Résumé :
|
Oimone Kalis étudie la médecine traditionnelle des Seereer Siin du Sénégal dans son enracinement social et culturel. Elle porte un regard sensible sur les manières populaires d'affronter le malheur, sachant de quoi elle parle pour avoir été elle-même infirmière et avoir longtemps travaillé dans le domaine de la médecine humanitaire. Telle est d'ailleurs l'origine de sa passion pour l'ethnologie. Les démarches de la médecine occidentale auxquelles elle collaborait la remplissait parfois d'insatisfaction face à des gens qui lui parlaient de la maladie en des termes guère recevables par le discours bio-médical. Sa conscience grandissante que cette médecine, malgré son apport, est loin de couvrir l'étendue des besoins sanitaires des populations, et sa rencontre avec des tradipraticiens qui continuaient d'avoir la confiance de leur groupe l'ont un jour incitée à s'intéresser plus précisément à ces savoirs. Pluralisme médical, utilisation conjointe par les malades de savoirs empruntant leur légitimité à des ordres différents, repérage des représentations du corps et de la maladie inhérentes à ces pratiques, parcours des patients, rites thérapeutiques sollicités, etc., Simone Kalis a entamé un itinéraire qui s'est révélé simultanément avoir des conséquences personnelles quand, un jour, un maître du culte, guérisseur et devin, s'est fait le porte-parole de sa mère décédée quand elle était enfant. Mais tel n'est pas le propos et Simone Kalis ne s'y attarde pas.
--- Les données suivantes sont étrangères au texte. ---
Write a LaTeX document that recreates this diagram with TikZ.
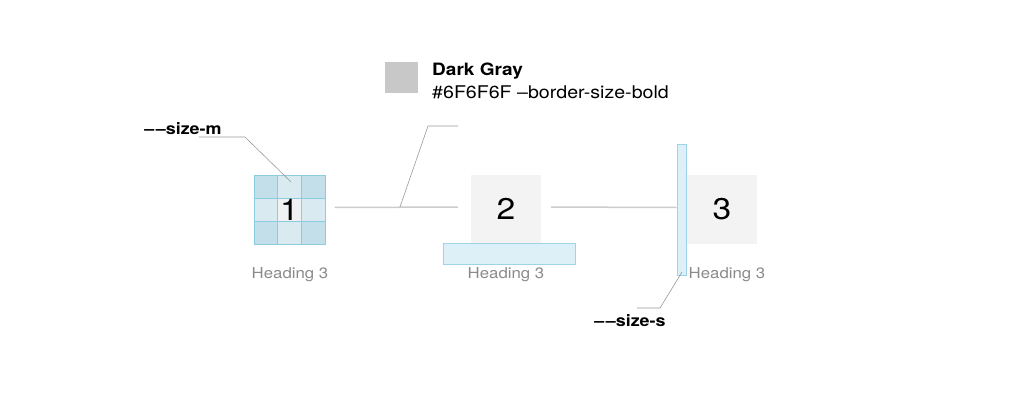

Au cours d'un long travail de terrain elle a interrogé une centaine de guérisseurs seereer, ayant noué par ailleurs une relation d'amitié avec un des maîtres du culte et guérisseur célèbre dans sa région. Avec les Diola de Casamance, les Seereer du Sénégal restent très proches des cultes des ancêtres malgré la présence de l'islam et du christianisme. Dans ce contexte, anthropologie médicale et anthropologie religieuse sont d'autant plus imbriquées que les guérisseurs sont également maîtres du culte. La médecine traditionnelle seerer se situe au croisement d'un jeu de force : d'un côté les conséquences disruptives de l'agression (homme, ancêtre ou génie), de l'autre la restauration opérée par le guérisseur. Celui- ci confère un sens à l'épreuve subie par le malade et il le soigne selon les indications données par les ancêtres lors des rites de divination et au moyen d'une action peutique. Son efficacité n'est pas seulement de l'ordre d'une technique du corps, elle tient surtout à la qualité de la relation établie avec le patient et à son habileté à interroger les ancêtres. Si la démarche thérapeutique n'aboutit pas, le rituel n'est pas en cause : l'échec est analysé comme l'effet d'un manquement à son observance ou bien imputé à une négligence du malade. Au fil d'une écriture claire, avec le sens du détail, Simone Kalis analyse les représentations du monde, de la personne, du corps, de la maladie, et les stratégies thérapeutiques des Seereer. Le dernier chapitre est consacré aux pathologies infantiles et offre au lecteur une contribution notable à l'anthropologie médicale.